This is the only distance event on the programme in which athletes negotiate barriers.
Athletes cover a distance of 3000m, but the precise number of laps depends on the position of the water jump and whether it is placed on the inside or the outside of the track’s second bend. Athletes make a bunched standing start and can break immediately for the inside.
Competitors must always clear 28 fixed barriers and seven water jumps during the duration of the race. The finishing order is determined on time.
At major championships, the 3000m steeplechase format typically consists of heats (sometimes semi-finals) and final.

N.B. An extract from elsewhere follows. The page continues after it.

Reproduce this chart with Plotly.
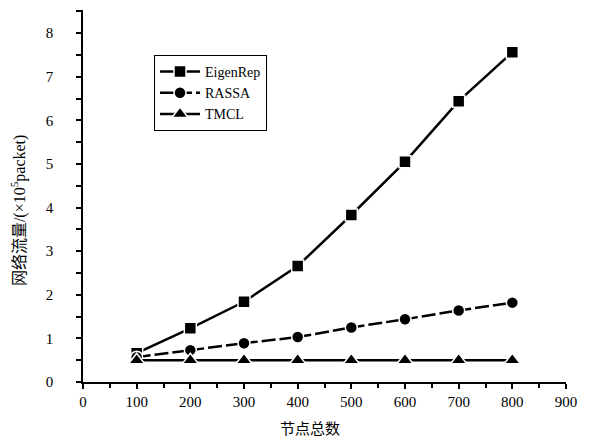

The men’s barriers are 36in (91.4cm) high, the women’s 30in (76.2cm). The water jump’s landing area is 12ft (3.66m) long and 70cm at its deepest.
Besides strength endurance and an impressive aerobic capacity, top steeplechasers also require good agility.
This event has its origins in Britain; runners would race from one town’s steeple to the next, jumping obstacles such as streams and low walls. The current event can be traced to the two-mile steeplechases run at Oxford University in the mid-19th century. It was made a track event, with barriers, at the 1879 English Championships.
The current format has been contested by men – initially over varying distances – at every Olympic Games since 1900. The women’s event was introduced as recently as 2008.
Perhaps no nation dominates any event quite like Kenya does the steeplechase. Since Amos Biwott struck gold at the 1968 Olympic Games, Kenya has won every men’s Olympic steeplechase title up to and including 2016 with the exception of two. In the women’s steeplechase, Russia, Tunisia and Bahrain won the 2008, 2012 and 2016 Olympic titles respectively.